### Exercise brief:
Render the material again word for word, skipping the pictures in it.
_ _ _ _ _
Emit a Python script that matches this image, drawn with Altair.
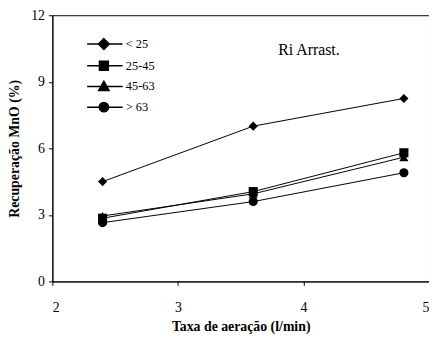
import altair as alt
import pandas as pd

x_vals = [2.4, 3.6, 4.8]
series = ["< 25", "25-45", "45-63", "> 63"]
lt25 = [4.5, 7.0, 8.25]
s25_45 = [2.85, 4.05, 5.8]
s45_63 = [2.95, 3.95, 5.6]
gt63 = [2.65, 3.6, 4.9]
x_ticks = [2, 3, 4, 5]
y_ticks = [0, 3, 6, 9, 12]
annotation = "Ri Arrast."

FONT = "Times New Roman, Liberation Serif, serif"

rows = []
for name, vals in zip(series, [lt25, s25_45, s45_63, gt63]):
    for xv, yv in zip(x_vals, vals):
        rows.append({"taxa": xv, "rec": yv, "serie": name})
df = pd.DataFrame(rows)

marker_shapes = ["diamond", "square", "triangle-up", "circle"]
legend_shapes = [
    "M-3.4,0L3.8,0M0,-1.1L1.1,0L0,1.1L-1.1,0Z",
    "M-3.4,0L3.8,0M-0.9,-0.9L0.9,-0.9L0.9,0.9L-0.9,0.9Z",
    "M-3.4,0L3.8,0M0,-1.05L1.05,0.8L-1.05,0.8Z",
    "M-3.4,0L3.8,0M-0.95,0A0.95,0.95,0,1,0,0.95,0A0.95,0.95,0,1,0,-0.95,0Z",
]

xenc = alt.X("taxa:Q", scale=alt.Scale(domain=[2, 5], nice=False),
             axis=alt.Axis(values=x_ticks, format="d", title="Taxa de aeração (l/min)",
                           labelPadding=16, titlePadding=5))
yenc = alt.Y("rec:Q", scale=alt.Scale(domain=[0, 12], nice=False),
             axis=alt.Axis(values=y_ticks, format="d", title="Recuperação MnO (%)",
                           titleX=-38, titleY=135, titleAngle=270, titleAlign="center",
                           titleBaseline="middle"))

base = alt.Chart(df)
lines = base.mark_line(color="black", strokeWidth=1).encode(
    x=xenc, y=yenc, detail="serie:N")

point_layers = [
    base.transform_filter(alt.datum.serie == name).mark_point(
        filled=True, color="black", opacity=1, size=85, shape=shp).encode(x=xenc, y=yenc)
    for name, shp in zip(series, marker_shapes)
]

legend_layer = base.transform_filter("false").mark_point(
    filled=False, color="black", fill="black", stroke="black", strokeWidth=1, opacity=1,
    fillOpacity=1, strokeOpacity=1, size=100
).encode(
    x=xenc, y=yenc,
    shape=alt.Shape("serie:N", scale=alt.Scale(domain=series, range=legend_shapes),
                    legend=alt.Legend(title=None, orient="none", legendX=46, legendY=23,
                                      labelOffset=16, rowPadding=5, labelFontSize=12.5,
                                      labelFont=FONT, labelColor="black", padding=0)))

ann_df = pd.DataFrame({"taxa": [3.8], "rec": [10.45], "t": [annotation]})
ann = alt.Chart(ann_df).mark_text(align="left", baseline="middle", font=FONT,
                                  fontSize=16, color="black").encode(
    x=alt.X("taxa:Q"), y=alt.Y("rec:Q"), text="t:N")

chart = alt.layer(lines, *point_layers, legend_layer, ann).properties(
    width=382, height=270,
    autosize=alt.AutoSizeParams(type="none"),
    padding={"left": 45, "top": 5, "right": 0, "bottom": 53},
    background="white",
).configure(font=FONT).configure_view(stroke="black", strokeWidth=1).configure_axis(
    grid=False, domainColor="black", tickColor="black", labelColor="black", titleColor="black",
    labelFont=FONT, titleFont=FONT, labelFontSize=14,
    titleFontSize=14, titleFontWeight="bold", tickSize=4, domainWidth=1, tickWidth=1,
).configure_axisY(labelPadding=4).configure_legend(labelFont=FONT, labelColor="black")

chart.save("out.html", embed_options={"renderer": "svg", "actions": False})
_ _ _ _ _
### Task response:
Emit a Python script that matches this image, drawn with Altair.
import altair as alt
import pandas as pd

x_vals = [2.4, 3.6, 4.8]
series = ["< 25", "25-45", "45-63", "> 63"]
lt25 = [4.5, 7.0, 8.25]
s25_45 = [2.85, 4.05, 5.8]
s45_63 = [2.95, 3.95, 5.6]
gt63 = [2.65, 3.6, 4.9]
x_ticks = [2, 3, 4, 5]
y_ticks = [0, 3, 6, 9, 12]
annotation = "Ri Arrast."

FONT = "Times New Roman, Liberation Serif, serif"

rows = []
for name, vals in zip(series, [lt25, s25_45, s45_63, gt63]):
    for xv, yv in zip(x_vals, vals):
        rows.append({"taxa": xv, "rec": yv, "serie": name})
df = pd.DataFrame(rows)

marker_shapes = ["diamond", "square", "triangle-up", "circle"]
legend_shapes = [
    "M-3.4,0L3.8,0M0,-1.1L1.1,0L0,1.1L-1.1,0Z",
    "M-3.4,0L3.8,0M-0.9,-0.9L0.9,-0.9L0.9,0.9L-0.9,0.9Z",
    "M-3.4,0L3.8,0M0,-1.05L1.05,0.8L-1.05,0.8Z",
    "M-3.4,0L3.8,0M-0.95,0A0.95,0.95,0,1,0,0.95,0A0.95,0.95,0,1,0,-0.95,0Z",
]

xenc = alt.X("taxa:Q", scale=alt.Scale(domain=[2, 5], nice=False),
             axis=alt.Axis(values=x_ticks, format="d", title="Taxa de aeração (l/min)",
                           labelPadding=16, titlePadding=5))
yenc = alt.Y("rec:Q", scale=alt.Scale(domain=[0, 12], nice=False),
             axis=alt.Axis(values=y_ticks, format="d", title="Recuperação MnO (%)",
                           titleX=-38, titleY=135, titleAngle=270, titleAlign="center",
                           titleBaseline="middle"))

base = alt.Chart(df)
lines = base.mark_line(color="black", strokeWidth=1).encode(
    x=xenc, y=yenc, detail="serie:N")

point_layers = [
    base.transform_filter(alt.datum.serie == name).mark_point(
        filled=True, color="black", opacity=1, size=85, shape=shp).encode(x=xenc, y=yenc)
    for name, shp in zip(series, marker_shapes)
]

legend_layer = base.transform_filter("false").mark_point(
    filled=False, color="black", fill="black", stroke="black", strokeWidth=1, opacity=1,
    fillOpacity=1, strokeOpacity=1, size=100
).encode(
    x=xenc, y=yenc,
    shape=alt.Shape("serie:N", scale=alt.Scale(domain=series, range=legend_shapes),
                    legend=alt.Legend(title=None, orient="none", legendX=46, legendY=23,
                                      labelOffset=16, rowPadding=5, labelFontSize=12.5,
                                      labelFont=FONT, labelColor="black", padding=0)))

ann_df = pd.DataFrame({"taxa": [3.8], "rec": [10.45], "t": [annotation]})
ann = alt.Chart(ann_df).mark_text(align="left", baseline="middle", font=FONT,
                                  fontSize=16, color="black").encode(
    x=alt.X("taxa:Q"), y=alt.Y("rec:Q"), text="t:N")

chart = alt.layer(lines, *point_layers, legend_layer, ann).properties(
    width=382, height=270,
    autosize=alt.AutoSizeParams(type="none"),
    padding={"left": 45, "top": 5, "right": 0, "bottom": 53},
    background="white",
).configure(font=FONT).configure_view(stroke="black", strokeWidth=1).configure_axis(
    grid=False, domainColor="black", tickColor="black", labelColor="black", titleColor="black",
    labelFont=FONT, titleFont=FONT, labelFontSize=14,
    titleFontSize=14, titleFontWeight="bold", tickSize=4, domainWidth=1, tickWidth=1,
).configure_axisY(labelPadding=4).configure_legend(labelFont=FONT, labelColor="black")

chart.save("out.html", embed_options={"renderer": "svg", "actions": False})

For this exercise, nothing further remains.